**Your task:** Check each line below for "matplotlib" and report how many have it, nothing else.
— BEGIN —
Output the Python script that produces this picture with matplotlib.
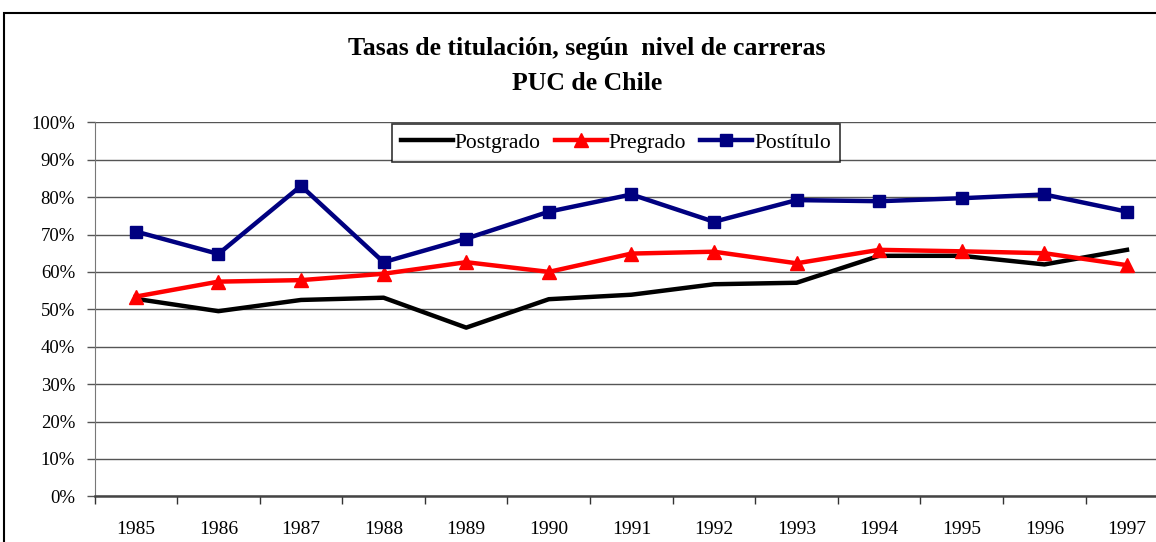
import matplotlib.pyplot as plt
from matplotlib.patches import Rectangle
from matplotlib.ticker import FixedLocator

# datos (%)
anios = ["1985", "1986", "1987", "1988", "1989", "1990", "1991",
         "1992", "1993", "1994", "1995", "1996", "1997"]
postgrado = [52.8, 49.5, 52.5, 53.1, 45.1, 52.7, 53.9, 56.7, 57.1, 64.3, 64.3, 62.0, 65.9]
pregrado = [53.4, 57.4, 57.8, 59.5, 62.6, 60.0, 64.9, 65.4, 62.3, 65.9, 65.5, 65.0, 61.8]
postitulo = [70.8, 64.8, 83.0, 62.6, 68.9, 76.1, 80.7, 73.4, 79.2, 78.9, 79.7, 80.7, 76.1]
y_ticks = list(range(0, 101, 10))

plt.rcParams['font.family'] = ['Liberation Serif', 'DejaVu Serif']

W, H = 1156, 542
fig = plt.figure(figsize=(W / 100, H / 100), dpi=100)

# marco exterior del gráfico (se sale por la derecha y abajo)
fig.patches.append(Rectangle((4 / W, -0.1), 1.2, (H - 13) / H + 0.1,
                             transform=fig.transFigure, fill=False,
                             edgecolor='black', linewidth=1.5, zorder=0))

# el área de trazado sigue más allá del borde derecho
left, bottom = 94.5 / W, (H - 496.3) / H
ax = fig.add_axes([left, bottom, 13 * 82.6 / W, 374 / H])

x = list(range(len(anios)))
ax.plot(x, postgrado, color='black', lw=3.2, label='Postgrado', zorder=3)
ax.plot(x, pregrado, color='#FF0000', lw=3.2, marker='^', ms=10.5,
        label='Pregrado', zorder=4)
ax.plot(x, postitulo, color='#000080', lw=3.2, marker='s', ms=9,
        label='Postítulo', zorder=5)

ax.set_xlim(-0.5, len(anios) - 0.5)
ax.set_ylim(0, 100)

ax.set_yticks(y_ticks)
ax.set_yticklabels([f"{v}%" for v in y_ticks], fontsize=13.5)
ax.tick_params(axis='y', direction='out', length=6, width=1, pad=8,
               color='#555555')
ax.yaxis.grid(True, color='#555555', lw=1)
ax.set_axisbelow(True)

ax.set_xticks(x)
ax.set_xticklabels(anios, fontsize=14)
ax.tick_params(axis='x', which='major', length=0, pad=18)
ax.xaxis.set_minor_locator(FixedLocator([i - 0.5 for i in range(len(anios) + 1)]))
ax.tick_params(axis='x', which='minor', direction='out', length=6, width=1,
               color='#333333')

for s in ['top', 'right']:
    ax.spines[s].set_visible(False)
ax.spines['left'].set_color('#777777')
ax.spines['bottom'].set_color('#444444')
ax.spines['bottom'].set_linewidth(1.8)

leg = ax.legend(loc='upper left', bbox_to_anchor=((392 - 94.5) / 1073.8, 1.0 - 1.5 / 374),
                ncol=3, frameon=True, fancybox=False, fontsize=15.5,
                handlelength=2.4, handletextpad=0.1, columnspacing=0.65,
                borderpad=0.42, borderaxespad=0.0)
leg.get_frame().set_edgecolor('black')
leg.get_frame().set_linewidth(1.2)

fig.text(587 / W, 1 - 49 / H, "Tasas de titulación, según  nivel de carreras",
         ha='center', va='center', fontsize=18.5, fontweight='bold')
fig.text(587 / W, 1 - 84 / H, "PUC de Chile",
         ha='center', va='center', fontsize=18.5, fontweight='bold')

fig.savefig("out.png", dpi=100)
— END —
**Solution for this exercise:** 4